Materials provided:
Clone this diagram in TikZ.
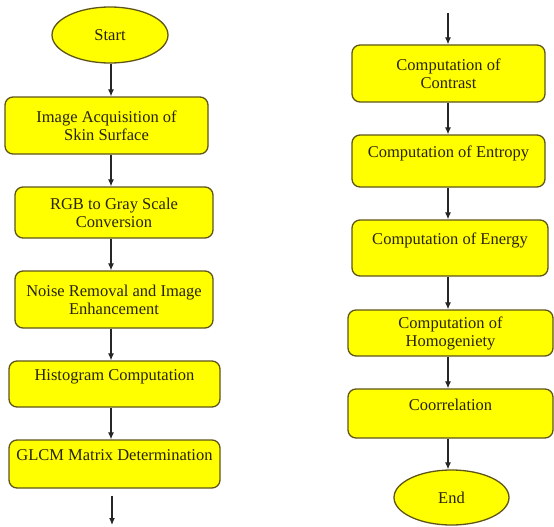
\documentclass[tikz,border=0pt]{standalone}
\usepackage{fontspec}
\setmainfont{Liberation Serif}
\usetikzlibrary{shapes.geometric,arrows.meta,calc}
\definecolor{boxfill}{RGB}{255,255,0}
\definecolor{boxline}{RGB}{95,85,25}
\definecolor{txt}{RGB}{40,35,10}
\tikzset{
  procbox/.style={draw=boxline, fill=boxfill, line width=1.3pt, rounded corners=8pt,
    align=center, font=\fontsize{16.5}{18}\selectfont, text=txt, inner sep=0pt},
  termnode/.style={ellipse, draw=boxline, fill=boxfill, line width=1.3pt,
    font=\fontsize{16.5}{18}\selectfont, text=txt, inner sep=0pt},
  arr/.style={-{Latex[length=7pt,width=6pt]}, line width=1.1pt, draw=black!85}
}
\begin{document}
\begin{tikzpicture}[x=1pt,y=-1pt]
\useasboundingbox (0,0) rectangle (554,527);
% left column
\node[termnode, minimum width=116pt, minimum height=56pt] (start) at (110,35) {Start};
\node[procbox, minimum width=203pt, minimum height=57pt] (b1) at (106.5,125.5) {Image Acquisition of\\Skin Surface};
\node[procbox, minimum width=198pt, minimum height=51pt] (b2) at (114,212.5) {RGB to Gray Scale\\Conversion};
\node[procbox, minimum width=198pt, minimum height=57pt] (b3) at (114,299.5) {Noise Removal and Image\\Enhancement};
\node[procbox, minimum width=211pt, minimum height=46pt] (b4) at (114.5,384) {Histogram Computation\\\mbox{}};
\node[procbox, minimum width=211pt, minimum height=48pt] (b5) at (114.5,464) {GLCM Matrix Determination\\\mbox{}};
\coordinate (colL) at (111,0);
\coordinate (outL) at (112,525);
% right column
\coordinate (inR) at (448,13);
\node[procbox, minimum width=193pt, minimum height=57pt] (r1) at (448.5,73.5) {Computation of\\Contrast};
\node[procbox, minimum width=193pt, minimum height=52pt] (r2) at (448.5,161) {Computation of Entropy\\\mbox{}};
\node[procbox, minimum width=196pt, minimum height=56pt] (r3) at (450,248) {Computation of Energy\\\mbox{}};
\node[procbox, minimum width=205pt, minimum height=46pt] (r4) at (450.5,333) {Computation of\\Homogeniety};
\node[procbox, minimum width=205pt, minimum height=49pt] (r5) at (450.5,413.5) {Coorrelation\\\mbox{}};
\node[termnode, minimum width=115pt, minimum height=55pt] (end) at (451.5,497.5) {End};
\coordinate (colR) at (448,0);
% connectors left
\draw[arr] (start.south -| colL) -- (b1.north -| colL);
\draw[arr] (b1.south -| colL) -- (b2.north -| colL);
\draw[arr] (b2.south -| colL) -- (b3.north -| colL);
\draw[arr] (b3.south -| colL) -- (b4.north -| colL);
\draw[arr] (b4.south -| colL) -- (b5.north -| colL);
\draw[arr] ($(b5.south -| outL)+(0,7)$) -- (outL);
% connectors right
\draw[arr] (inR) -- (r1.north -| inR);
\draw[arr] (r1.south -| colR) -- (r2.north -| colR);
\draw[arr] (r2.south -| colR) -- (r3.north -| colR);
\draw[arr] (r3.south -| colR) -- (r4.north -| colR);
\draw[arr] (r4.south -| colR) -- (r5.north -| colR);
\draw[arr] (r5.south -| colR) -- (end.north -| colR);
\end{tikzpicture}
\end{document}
==
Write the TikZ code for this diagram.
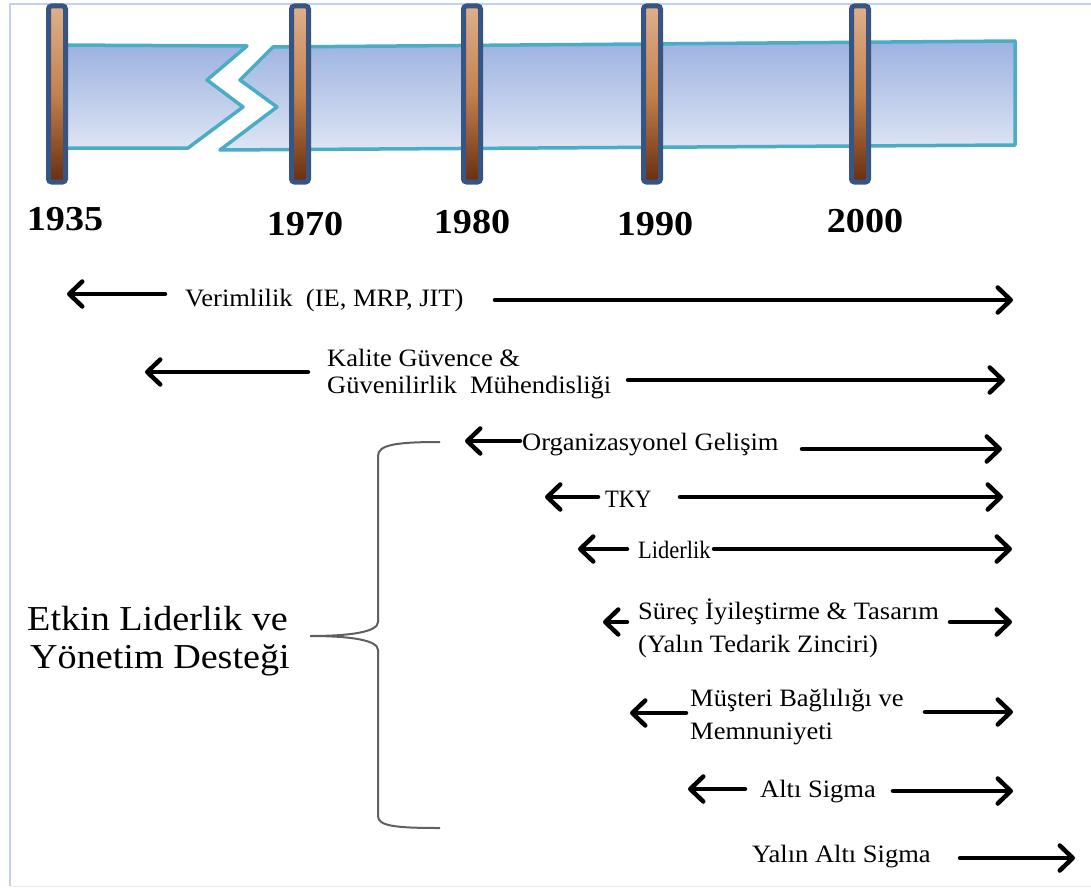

Written problem:
Gather all lines where the word "diagram" appears.

Final result:
Clone this diagram in TikZ.
Write the TikZ code for this diagram.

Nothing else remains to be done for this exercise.